Wednesday, Jul 08 — The main event. FOMC minutes from the June 16–17 meeting drop at 2:00 PM. This was Kevin Warsh’s first meeting as chair, and it was a statement meeting in every sense: the communiqué was slashed from 341 words to 130, the dot plot split 9-9 between holds/cuts and hikes, and Warsh himself declined to submit projections — the first sitting Fed chair to skip the dots. The minutes will reveal how deep the hawkish faction’s arguments ran and whether the hike contingent is growing or entrenched. Wholesale inventories (May final) print at 10:00 AM, and consumer credit (May) follows at 3:00 PM.
Thursday, Jul 09 — Weekly initial jobless claims arrive at 8:30 AM (prior: 215K, below consensus). PepsiCo (PEP) reports Q2 before the bell — consensus sits at $2.21 EPS on $24 billion revenue. PEP is the first major consumer staple to report and sets the tone for the demand read heading into Q2 earnings season, which begins in earnest the following week with the big banks.
Friday, Jul 10 — Calendar is effectively empty.
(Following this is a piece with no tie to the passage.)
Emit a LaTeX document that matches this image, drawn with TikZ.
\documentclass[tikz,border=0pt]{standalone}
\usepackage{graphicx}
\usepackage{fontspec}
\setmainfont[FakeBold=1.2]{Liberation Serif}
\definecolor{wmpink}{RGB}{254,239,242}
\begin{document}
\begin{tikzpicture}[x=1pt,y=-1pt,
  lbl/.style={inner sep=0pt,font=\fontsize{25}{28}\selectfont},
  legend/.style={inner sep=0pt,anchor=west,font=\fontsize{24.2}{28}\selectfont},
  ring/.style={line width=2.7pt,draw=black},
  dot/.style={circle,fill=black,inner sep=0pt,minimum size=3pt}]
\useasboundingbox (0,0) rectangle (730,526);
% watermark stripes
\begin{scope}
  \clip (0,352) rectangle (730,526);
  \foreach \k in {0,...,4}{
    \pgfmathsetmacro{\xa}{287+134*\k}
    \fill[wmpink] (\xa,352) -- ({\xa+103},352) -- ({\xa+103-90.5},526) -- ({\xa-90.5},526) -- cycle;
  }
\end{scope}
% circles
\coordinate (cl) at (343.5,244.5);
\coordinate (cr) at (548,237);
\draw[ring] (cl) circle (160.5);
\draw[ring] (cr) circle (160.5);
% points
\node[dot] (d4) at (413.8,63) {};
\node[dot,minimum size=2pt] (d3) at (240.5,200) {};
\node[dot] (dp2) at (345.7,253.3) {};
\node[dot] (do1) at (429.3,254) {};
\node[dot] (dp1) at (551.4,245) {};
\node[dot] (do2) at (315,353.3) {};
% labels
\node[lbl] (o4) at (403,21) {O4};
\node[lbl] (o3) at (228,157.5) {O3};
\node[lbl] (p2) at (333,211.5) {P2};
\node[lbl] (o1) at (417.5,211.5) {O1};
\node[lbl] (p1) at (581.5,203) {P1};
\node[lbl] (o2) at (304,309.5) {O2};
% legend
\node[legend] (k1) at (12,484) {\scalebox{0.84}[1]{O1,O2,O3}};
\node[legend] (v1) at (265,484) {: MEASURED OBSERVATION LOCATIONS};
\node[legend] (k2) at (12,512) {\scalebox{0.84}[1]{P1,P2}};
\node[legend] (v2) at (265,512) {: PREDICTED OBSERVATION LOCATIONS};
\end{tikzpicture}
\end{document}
Positioning ahead of the following week’s CPI (Jul 15) and bank earnings will likely drive flows more than any data print.
Levels and instruments to watch
SPY at $744.80 is trading into overhead supply from earlier in the year. A clean hold above $740 through the week keeps the path toward $760 open; a rejection back below $735 on minutes-driven volatility would suggest the +2.2% week was a positioning squeeze rather than a trend move. QQQ at $712.60 is the relative laggard — Tech’s -0.3% week while the broad market rallied is a yellow flag. If QQQ can’t reclaim $720 this week, the rotation out of mega-cap growth into Financials and Healthcare has legs.
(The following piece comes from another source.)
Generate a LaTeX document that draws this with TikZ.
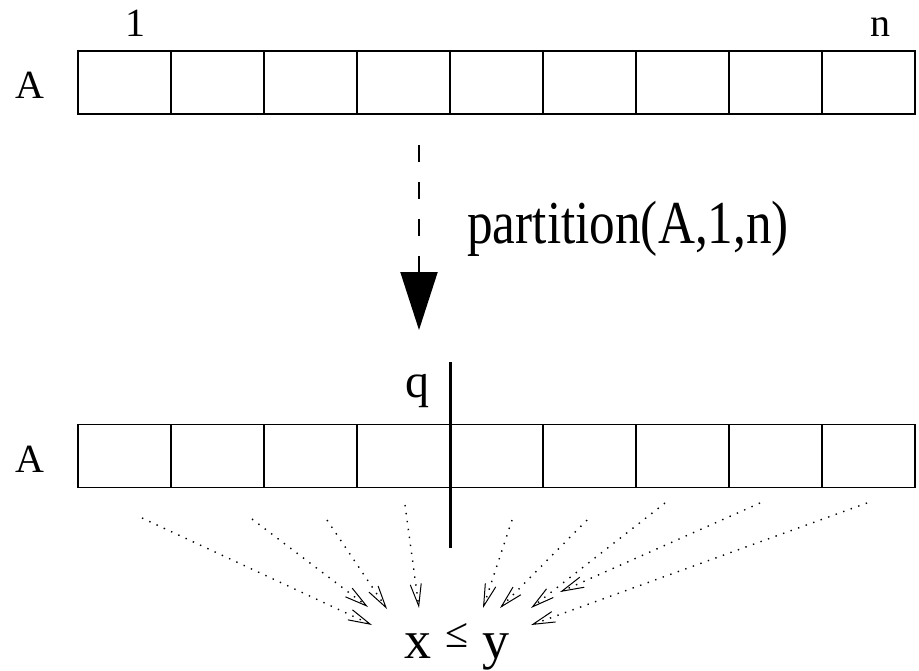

The 10Y at 4.485% is the swing instrument. A move above 4.55% on hawkish minutes would pressure equity multiples and likely stall the SPY rally. A drift back toward 4.35% confirms the rate market is pricing the dot-plot split as a ceiling, not a floor — and that’s where gold at $4,187 and the weak dollar would make more sense as a sustained trade rather than a one-week move. The VIX at 16.15 is low enough that hedging is cheap; any vol expansion back above 18 on the minutes release would be worth watching for follow-through.
The bias
The read leans risk-on, but conditional. Breadth improved last week — Financials, Healthcare, Industrials, Consumer Discretionary all outperformed — and the VIX compression gives bulls room to run. The calendar is light enough that markets can coast on positioning and sentiment rather than reacting to data. But the FOMC minutes on Wednesday are the single point of failure. A 9-9 dot-plot split is historically unusual and the stripped-down Warsh statement leaves more ambiguity than markets are used to. If the minutes reveal that the hike contingent has a coherent policy framework rather than just an inflation worry, the rate market reprices and equities give back the week’s gains. The flip trigger: hawkish minutes that push the 10Y above 4.55% turn a risk-on lean into a defensive posture fast. Until that prints, momentum favours the bulls.